Select the lines that contain "with" and copy each of them.

>> BEGIN Provided data

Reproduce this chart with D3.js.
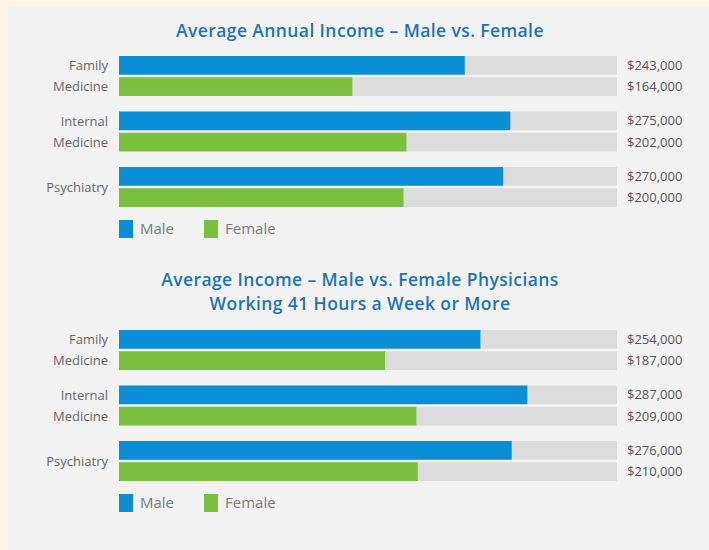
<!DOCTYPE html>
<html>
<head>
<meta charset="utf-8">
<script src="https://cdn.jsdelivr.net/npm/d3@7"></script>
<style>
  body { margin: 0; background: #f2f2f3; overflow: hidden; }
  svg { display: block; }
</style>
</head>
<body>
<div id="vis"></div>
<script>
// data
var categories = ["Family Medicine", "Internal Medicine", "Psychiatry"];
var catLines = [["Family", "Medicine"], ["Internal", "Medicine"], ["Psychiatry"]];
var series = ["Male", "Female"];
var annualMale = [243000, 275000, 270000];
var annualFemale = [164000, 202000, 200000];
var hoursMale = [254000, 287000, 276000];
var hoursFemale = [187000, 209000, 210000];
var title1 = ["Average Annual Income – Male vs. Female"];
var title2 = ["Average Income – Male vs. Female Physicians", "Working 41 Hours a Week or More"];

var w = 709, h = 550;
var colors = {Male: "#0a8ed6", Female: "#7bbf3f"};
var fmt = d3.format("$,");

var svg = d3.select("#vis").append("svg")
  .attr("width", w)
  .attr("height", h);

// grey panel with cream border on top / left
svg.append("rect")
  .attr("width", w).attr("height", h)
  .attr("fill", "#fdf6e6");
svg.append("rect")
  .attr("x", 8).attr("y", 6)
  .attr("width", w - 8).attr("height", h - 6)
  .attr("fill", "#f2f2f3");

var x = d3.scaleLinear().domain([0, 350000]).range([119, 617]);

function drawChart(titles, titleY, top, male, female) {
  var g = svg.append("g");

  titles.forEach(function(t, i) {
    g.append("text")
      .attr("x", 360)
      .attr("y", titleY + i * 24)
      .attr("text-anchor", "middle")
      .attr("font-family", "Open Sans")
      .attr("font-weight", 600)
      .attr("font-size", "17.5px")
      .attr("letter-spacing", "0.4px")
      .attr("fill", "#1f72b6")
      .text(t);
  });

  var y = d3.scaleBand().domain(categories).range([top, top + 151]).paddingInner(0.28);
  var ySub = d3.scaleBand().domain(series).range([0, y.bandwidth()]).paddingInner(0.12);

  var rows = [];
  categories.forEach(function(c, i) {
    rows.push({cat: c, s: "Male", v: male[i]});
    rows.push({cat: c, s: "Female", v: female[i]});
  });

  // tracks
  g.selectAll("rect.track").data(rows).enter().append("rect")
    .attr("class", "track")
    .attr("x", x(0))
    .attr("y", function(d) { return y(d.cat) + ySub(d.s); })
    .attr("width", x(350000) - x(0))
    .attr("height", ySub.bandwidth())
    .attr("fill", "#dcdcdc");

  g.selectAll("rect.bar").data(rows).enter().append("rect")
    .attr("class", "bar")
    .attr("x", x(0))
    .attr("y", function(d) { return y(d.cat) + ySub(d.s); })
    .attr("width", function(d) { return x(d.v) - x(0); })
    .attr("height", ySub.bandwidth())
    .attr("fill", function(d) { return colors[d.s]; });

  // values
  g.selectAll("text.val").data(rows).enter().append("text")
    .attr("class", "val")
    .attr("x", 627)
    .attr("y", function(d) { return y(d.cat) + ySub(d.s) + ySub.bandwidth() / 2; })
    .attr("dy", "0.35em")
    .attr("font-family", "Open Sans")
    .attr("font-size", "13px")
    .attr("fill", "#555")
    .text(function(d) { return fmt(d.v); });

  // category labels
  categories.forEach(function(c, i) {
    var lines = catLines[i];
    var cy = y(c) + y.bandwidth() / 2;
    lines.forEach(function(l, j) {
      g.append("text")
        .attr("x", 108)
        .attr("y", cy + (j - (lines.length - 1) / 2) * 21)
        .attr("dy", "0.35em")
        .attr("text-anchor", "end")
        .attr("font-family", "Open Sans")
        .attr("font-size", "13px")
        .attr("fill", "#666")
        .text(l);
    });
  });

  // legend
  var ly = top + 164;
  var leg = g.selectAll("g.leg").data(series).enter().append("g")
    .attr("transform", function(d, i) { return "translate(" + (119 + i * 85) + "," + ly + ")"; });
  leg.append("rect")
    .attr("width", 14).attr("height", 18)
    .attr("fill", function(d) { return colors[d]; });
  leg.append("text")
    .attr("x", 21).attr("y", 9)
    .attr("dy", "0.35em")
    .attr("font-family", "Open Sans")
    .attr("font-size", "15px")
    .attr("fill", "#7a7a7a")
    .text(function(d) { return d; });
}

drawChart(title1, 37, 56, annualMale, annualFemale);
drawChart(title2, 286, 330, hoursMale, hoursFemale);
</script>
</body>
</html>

>> END Provided data

_Answer to the problem:_
Reproduce this chart with D3.js.
// grey panel with cream border on top / left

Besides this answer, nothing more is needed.